Adhesives maker H.B. Fuller blew past analysts' expectations with first quarter adjusted earnings that rose 43 percent from the same period a year ago, to 43 cents a share. Analysts had expected 39 cents a share.

H.B. Fuller's stock closed up 1.6 percent Thursday, to $40.79 a share.

Executives of the Vadnais Heights-based company told analysts Thursday that revenue rose 0.8 percent to $474 million with the help of higher volume sales that offset lower prices and negative currency translations. The high U.S. dollar and the unusual devaluation of the Argentine peso hurt sales revenue by 4.5 percentage points during the quarter, officials said.

Regardless, profits (including nonrecurring items) doubled from a year ago to $18.9 million or 37 cents per share amid lower raw-material costs, new supply-chain efficiencies and a better mix of products.

Results were also helped by H.B. Fuller's newest operating segment, engineering adhesives. It includes adhesive products for electronics, engineering and automotive applications. All products in the new segment demonstrated strong growth and profit performance, officials said.
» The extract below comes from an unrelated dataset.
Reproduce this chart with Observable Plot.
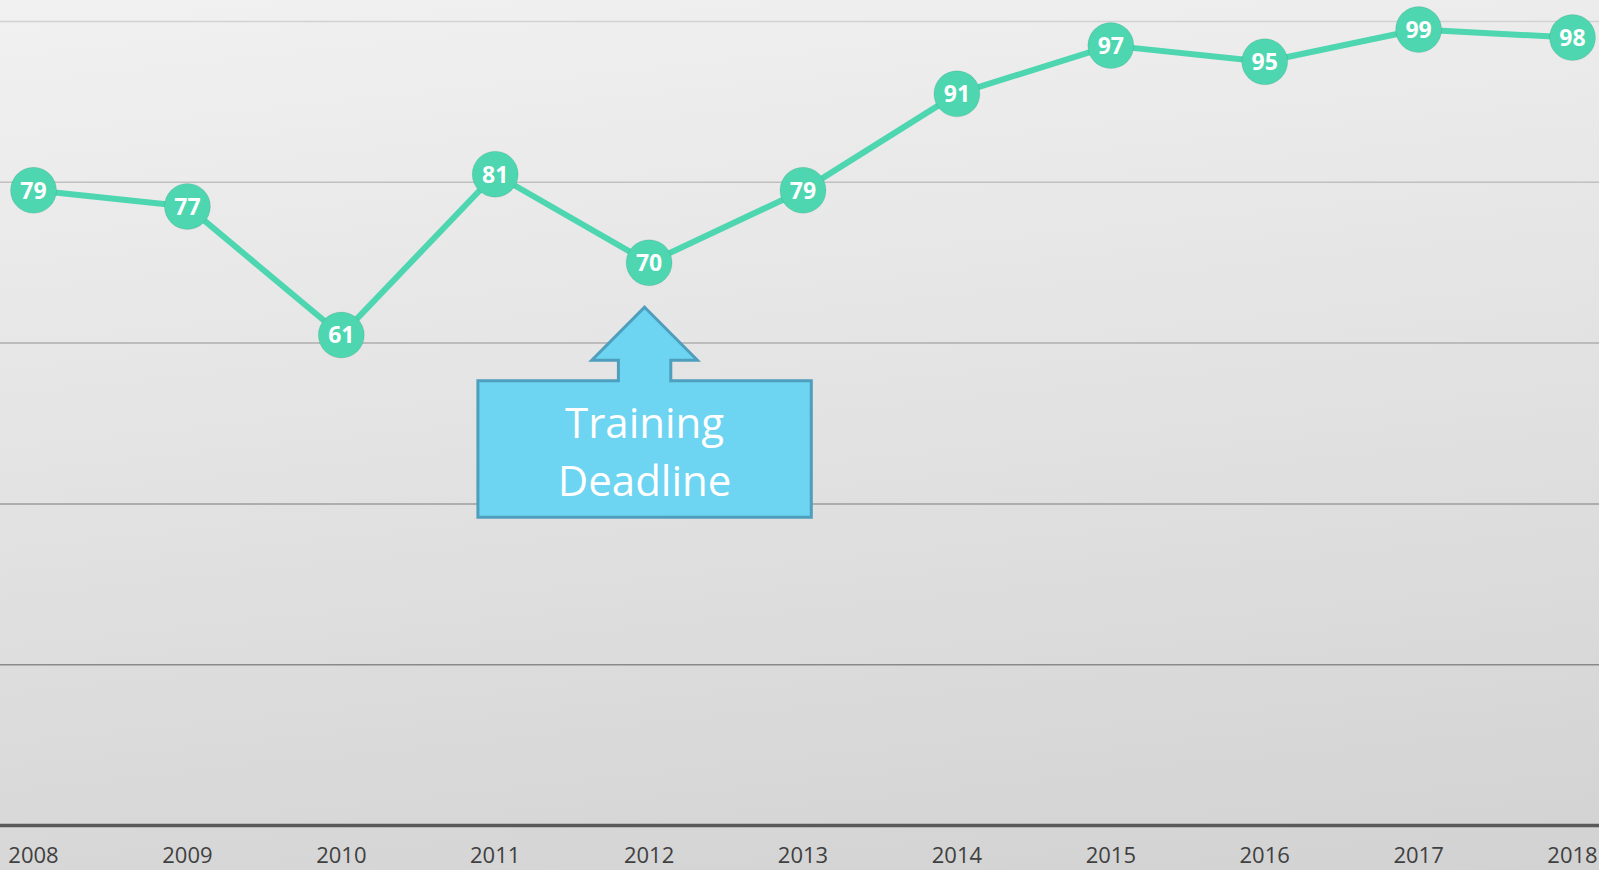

They added that the new segment alignment will help the company better allocate resources and accelerate growth.

"We are off to a solid start to our 2016 fiscal year," CEO Jim Owens told analysts. "We delivered solid organic growth and very strong margin improvement in our targeted segments. … Our efforts resulted in over a 40 percent increase in adjusted [earnings per share] vs. last year's first quarter and a first quarter [earnings before taxes] margin well above historical levels."

H.B. Fuller maintained its prior earnings forecast. Adjusted earnings for the entire 2016 year are expected to be $2.40 to $2.60 per share. The company plans to invest $60 million in building and equipment improvements this year, officials said.